Neither of these approaches will work. Applying a life-changing practice like simplicity doesn't happen quickly—it's more of a slow shift. And it always begins from the inside-out.
Without that inner processing, everything—including this article—becomes more clutter in your life. But imagine if you spent a few minutes each day for two months listening to what God wants to say to you about simplicity?
In his book The Blue Parakeet, author Scot McKnight describes the word listening in Scripture as having three levels: attention, absorption, and action. Using that model, let's listen—to Scripture, tradition, and the voice of the Holy Spirit—so that we might experience that slow shift in our beliefs about the simple life.

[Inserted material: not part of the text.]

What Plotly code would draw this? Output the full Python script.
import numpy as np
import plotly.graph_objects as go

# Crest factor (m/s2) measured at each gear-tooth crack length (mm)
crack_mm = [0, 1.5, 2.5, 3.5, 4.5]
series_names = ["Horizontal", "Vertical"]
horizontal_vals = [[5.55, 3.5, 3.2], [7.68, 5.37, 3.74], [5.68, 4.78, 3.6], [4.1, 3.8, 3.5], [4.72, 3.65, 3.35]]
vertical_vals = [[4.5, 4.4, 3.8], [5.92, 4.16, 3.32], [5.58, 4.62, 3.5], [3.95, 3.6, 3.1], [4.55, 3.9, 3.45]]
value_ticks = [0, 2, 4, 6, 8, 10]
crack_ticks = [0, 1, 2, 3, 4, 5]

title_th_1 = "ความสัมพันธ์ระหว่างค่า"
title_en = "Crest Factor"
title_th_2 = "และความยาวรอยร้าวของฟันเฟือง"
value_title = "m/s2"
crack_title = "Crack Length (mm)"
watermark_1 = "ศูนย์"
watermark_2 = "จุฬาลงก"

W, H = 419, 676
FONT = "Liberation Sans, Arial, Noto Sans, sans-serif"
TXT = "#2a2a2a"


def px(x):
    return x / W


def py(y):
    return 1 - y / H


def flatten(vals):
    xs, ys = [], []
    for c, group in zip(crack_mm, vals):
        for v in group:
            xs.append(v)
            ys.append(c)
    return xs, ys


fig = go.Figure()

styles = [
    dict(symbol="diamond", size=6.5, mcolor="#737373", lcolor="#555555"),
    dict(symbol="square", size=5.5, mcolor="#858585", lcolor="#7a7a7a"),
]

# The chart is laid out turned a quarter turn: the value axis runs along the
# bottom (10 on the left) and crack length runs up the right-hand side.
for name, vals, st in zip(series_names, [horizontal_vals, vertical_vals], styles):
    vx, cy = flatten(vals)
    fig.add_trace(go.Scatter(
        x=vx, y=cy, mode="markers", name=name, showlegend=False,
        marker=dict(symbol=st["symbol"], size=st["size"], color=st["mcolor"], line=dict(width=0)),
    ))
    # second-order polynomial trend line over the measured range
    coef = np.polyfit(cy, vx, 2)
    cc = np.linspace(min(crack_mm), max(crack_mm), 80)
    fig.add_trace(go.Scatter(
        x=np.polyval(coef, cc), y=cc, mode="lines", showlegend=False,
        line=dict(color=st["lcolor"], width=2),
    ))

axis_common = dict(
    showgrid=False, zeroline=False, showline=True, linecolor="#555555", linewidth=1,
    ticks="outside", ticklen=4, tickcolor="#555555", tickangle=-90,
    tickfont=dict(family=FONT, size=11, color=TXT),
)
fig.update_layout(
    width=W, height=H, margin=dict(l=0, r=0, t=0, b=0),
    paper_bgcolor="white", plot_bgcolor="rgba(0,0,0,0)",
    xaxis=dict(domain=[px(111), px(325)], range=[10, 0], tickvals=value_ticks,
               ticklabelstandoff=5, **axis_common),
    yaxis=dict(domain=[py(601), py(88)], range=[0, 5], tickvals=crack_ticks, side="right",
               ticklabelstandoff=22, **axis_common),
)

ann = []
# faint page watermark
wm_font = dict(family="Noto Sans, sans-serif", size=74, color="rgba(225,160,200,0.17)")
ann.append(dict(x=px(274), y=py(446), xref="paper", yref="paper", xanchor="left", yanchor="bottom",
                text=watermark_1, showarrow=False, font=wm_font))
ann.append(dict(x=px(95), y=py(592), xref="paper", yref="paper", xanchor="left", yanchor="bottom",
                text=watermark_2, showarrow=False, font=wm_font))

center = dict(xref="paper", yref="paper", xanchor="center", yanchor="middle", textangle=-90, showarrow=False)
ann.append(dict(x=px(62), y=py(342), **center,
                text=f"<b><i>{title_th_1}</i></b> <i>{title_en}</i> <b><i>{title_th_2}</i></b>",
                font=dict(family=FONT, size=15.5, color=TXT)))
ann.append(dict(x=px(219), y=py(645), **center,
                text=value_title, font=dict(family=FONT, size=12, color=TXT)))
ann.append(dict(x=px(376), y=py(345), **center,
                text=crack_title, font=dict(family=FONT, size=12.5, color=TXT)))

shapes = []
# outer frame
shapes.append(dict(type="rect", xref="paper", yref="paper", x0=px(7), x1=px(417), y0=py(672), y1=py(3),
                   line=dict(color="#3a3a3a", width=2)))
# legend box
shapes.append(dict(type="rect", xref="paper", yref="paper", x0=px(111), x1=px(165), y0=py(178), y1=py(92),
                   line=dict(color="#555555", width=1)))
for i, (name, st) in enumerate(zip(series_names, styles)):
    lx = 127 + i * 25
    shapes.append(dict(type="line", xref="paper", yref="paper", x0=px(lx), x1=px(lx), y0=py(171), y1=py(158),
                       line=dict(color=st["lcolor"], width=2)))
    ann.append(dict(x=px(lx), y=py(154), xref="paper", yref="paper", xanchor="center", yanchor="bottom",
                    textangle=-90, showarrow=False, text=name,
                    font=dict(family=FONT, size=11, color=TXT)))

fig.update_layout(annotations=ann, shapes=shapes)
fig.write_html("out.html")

Here we'll take it by weeks. But for more daily assistance and simplicity prompts, check out our daily offering here.
Weeks 1-2: Attention
Two goals set the attention stage: listen to your own life and listen to what the Bible says about possessions. You may want to journal as you process. The goal of these two weeks is to formulate answers to two questions. This may sound elementary, but we need to think hard to find answers to spiritual questions. So here we go!
Q1: What do I currently believe about simplicity?
Here are some helpful prompts:
- The aspects of my life that feel "cluttered" or "complicated" are …
- Simplicity sounds like a great idea, but …
- A description of a person who would practice simplicity is …
For example, simplicity gives me conflicting thoughts. One side of me knows simplicity spawns a peaceful heart that's available to love people in the moment. Another part of me thinks that having so much "open" time will be boring and I'll miss out on other ways to use my gifts. Simplicity isn't that easy!
Q2: What does God teach about simplicity?
Contributing writers in this issue cite several Scriptures as to what God teaches about simplicity.
As you read these Scriptures, what is God saying to you about simplicity? Keep your answers handy for next week.
Weeks 3-4: Absorption
McKnight describes this level of listening as "a heart fully absorbed in what God is saying." Here are some of my favorite ways to absorb God's truth:
- Memorize one of the Scriptures above and repeat it to yourself throughout your day.
- Write the Scriptures into a prayer to God.
- Daily journal your thoughts on one Scripture from above. Repeat the practice—with the same verses—the next week. Repetition is a powerful tool when trying to challenge deep-seated beliefs.
Weeks 5-6: Action
The heart of the Christian life is transformation. Your temptation may be to rush straight to action without any real heart change. This action will be short-lived and shallow as you return to habitual practices. But we've spent a full month reflecting on what we think about and what God teaches about simplicity. Now comes the crucial step:
What will you do about it?
If you've reflected on the Scriptures, I'd wager that you've already changed. Once we attend deeply to God's words, we can't help but see life differently. But this action step takes it even further. Use these journaling prompts as you listen to what God's teaching you about simplicity:
- To cultivate a simple and peaceful heart, I will …
- To create space to better love those around me, I will …
Pick action steps that are specific and measureable.
A vague action step: To cultivate a simple and peaceful heart, I will be less anxious about money.
A specific action step: To cultivate a simple and peaceful heart, I will pray a memorized verse every time I feel myself getting anxious about money. I will tell a supportive friend about my struggle and ask her to pray with me. I will report back to her in one month about how it's going.
Meditating on Scripture is never wasted time. Embrace what God is saying to you about your personal need for simplicity—and welcome the transformation!